- Born: Anderson Munis dos Santos 25 July 1995 (age 30) Panorama, São Paulo, Brazil
- Nationality: Brazilian
- Division: Super-heavyweight
- Style: Brazilian jiu-jitsu
- Team: Fratres
- Trainer: Isaque Bahiense and Gabriel Figueiró
- Rank: Black belt in Brazilian jiu-jitsu under Isaque Bahiense and Gabriel Figueiró
- Medal record
IBJJF World Championship
| Gold medal – first place | 2024 | Super-heavyweight |
IBJJF Pan Championship
| Gold medal – first place | 2024 | Super-heavyweight |
South American IBJJF Jiu-Jitsu Championship
| Bronze medal – third place | 2023 | Super-heavyweight |
Big Deal Pro
| Gold medal – first place | 2021 | Super-heavyweight |

= Anderson Munis =

Brazilian jiu-jitsu practitioner (born 1995)

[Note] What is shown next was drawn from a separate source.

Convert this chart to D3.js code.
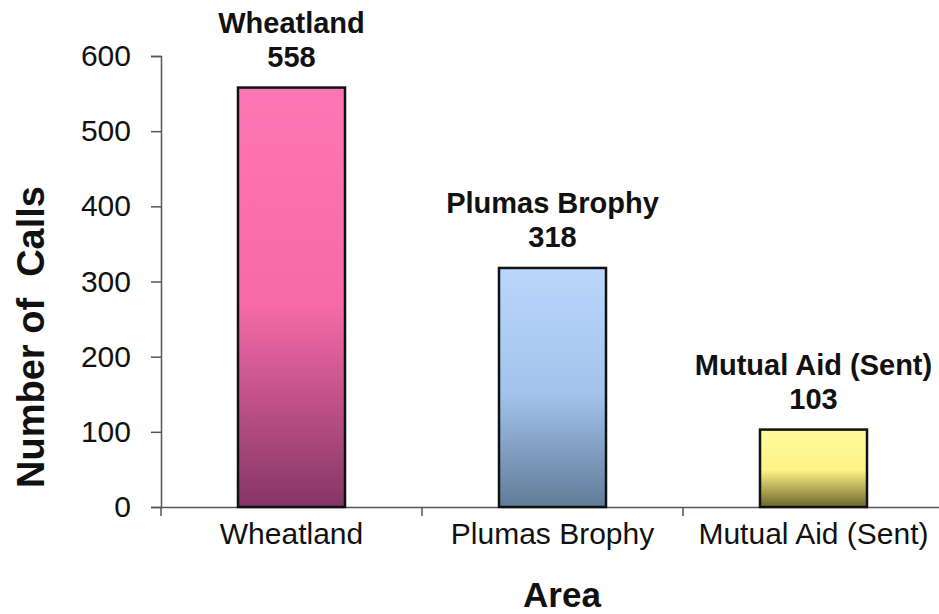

Anderson Munis dos Santos is a Brazilian grappler and Brazilian jiu-jitsu (BJJ) competitor who competes in the super-heavyweight division. In 2024, he won the IBJJF World Championship in the black belt super-heavyweight division.

== Early life and background ==
Munis was born in Panorama, São Paulo, Brazil. He began training Brazilian jiu-jitsu with his brothers, including Erich Munis.
== Professional career ==
Munis trained at the Dream Art Project alongside his brothers. In 2021, Munis won the Big Deal Pro 3 event, defeating Erberth Santos in the final. In 2023, Anderson and Erich Munis left the Dream Art Project and joined Fratres Jiu-Jitsu. In 2024, Munis won the super-heavyweight division at the IBJJF World Championship.

== Notable achievements ==
Only achievements covered by independent, reliable sources are listed here:

- IBJJF World Jiu-Jitsu Championship (2024) — Super-heavyweight, black belt.